The period of the board track racing is the late teens to mid to late 1920’s. The "Wrecking Crew's" front racer is an eight valve factory racing motor, and as recorded, somewhere around twelve were made or found. The second racer in Harley’s IOE (intake over exhaust). These were standard production motors.

All of the motors had a lost oil system. The oil passed through the motor then went out on the chains and then was lost onto the track. The motors were mounted in reworked bicycle frames and were capable of 90+ miles per hour.

There wasn’t any transmission or clutch, only direct drive. They were pulled to start and only had a kill button and compression release which was used, should they want to slow down. Oil was kept in one side of the gas tank (Harley) or separate tanks (others) with a hand pump to keep the pressure up.

The race track, an approximate ¼ to ½ mile, was made of wood 2 x 4’s laid on edge to create a banked oval.

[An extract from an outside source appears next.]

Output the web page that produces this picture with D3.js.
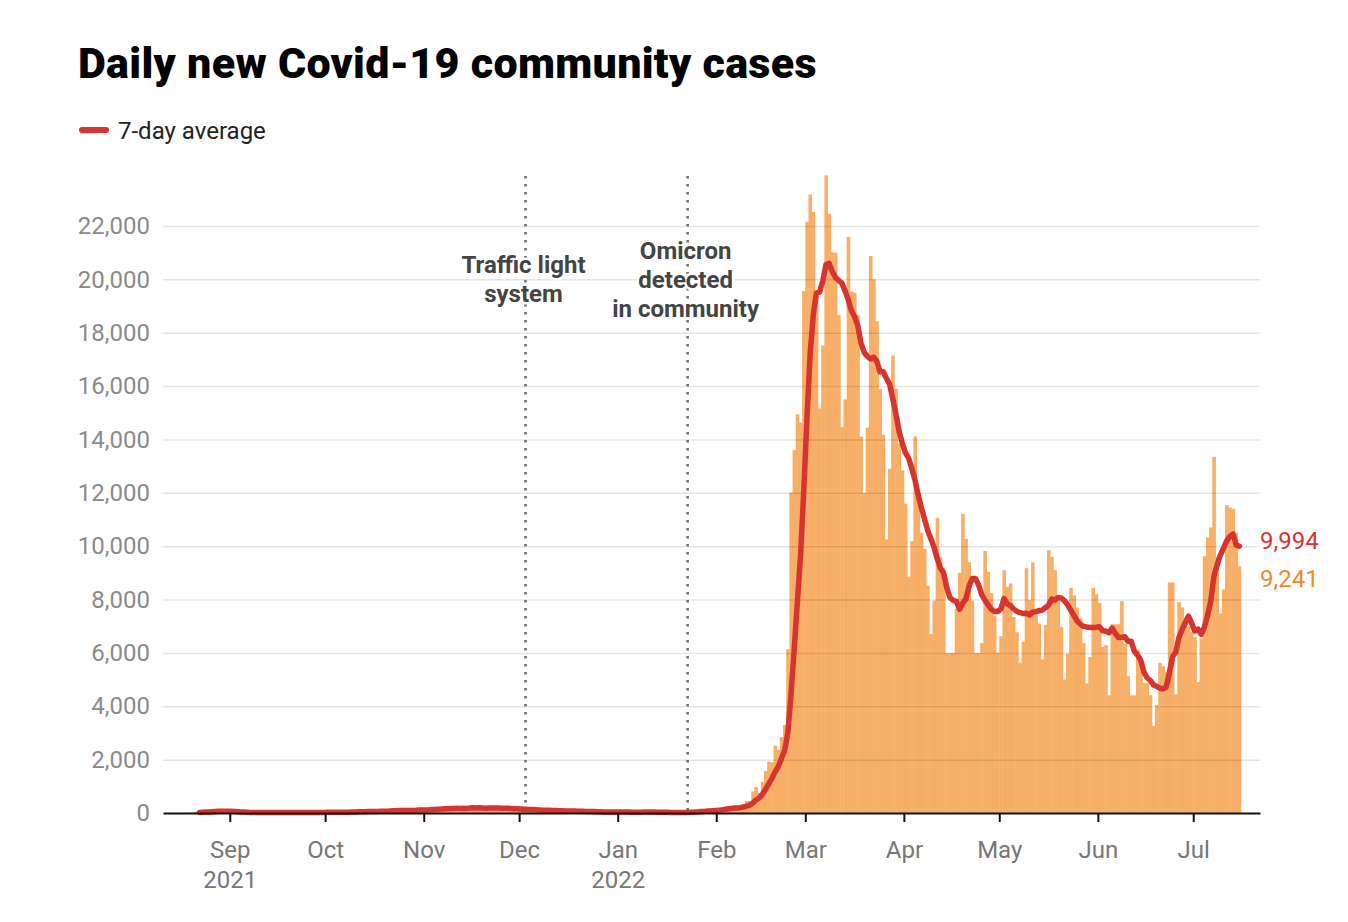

Between the weather and the oil being dumped, the tracks were nearly impossible to maintain and many riders were injured from splinters and even some deaths resulted. Consequently this type of racing lasted only a few years (the late teens to mid or late 20’s). Hence the name, splinter board or board track racing.

The riders were usually small and slender and wore leather pants with leggings over high-top lace up shoes or boots. The leggings would protect them from the chain and oil. They wore turtle neck sweatshirts, possibly with factory name on the front. There were a few helmets but mostly leather caps with ear covers and goggles.

These sculptures would be a typical scene, possibly with different leaders, but Harley’s eight valve and the “Wrecking Crew” got their share of wins. Of course, the war was always on between Harley and Indian.

Splinterbowl Challenger Detail

The walnut base, with turn tables on the single riders, is approximately one and one-half inches high making the sculpture nine and one-half inches at the highest point.  The motorcycles are all hand fabricated from the smallest motor part to the wheels. The riders are hand built from hammered and welded steel,  then detailed. These one-of-a-kind sculptures have no cast parts. The race track has simulated 2 x 4’s cut and shaped from plate steel. The creation time of the three sculptures from research to development was three years. These are the finest steel sculptured fine art you will find!

Gil “Levi Hawk” Melton


Medicine Wagon Steel Sculpture
Circa 1850-1880
Gil “Levi Hawk” Melton

Throughout history there have been peddlers of medicine and medicine shows. Their wagons were either, self-made, blacksmith, woodworkers or delivery wagons, such as ice, butcher, or merchants, some nicer than others. Although they were looked upon as quacks and snake oil salesman, they were still the only source of entertainment in the small towns. Their medicines consisted of mostly bitters, alcohol, drugs, gasoline, Indian remedies and other trickeries.

Retired Peddler Sculpture They were uncontrolled by government. Near the turn of the century restrictions were put on them. Some of the patents were only applied to the labels not the contents. They were known to sell alcohol in bars that were labeled as bitters, due to tax rules.

As times changed and controls got stricter, they faded, but carried on with shell games and vaudeville with entertainers such as Bob Hope, Jack Benny, W.C.Fields, and others. The peddlers dwindled down to companies like “Hadakol”, “Bromo Seltzer”, to name a couple. When television came upon the scene, it pretty well took over the entertainment from the medicine shows and retired the peddlers of times-gone-by.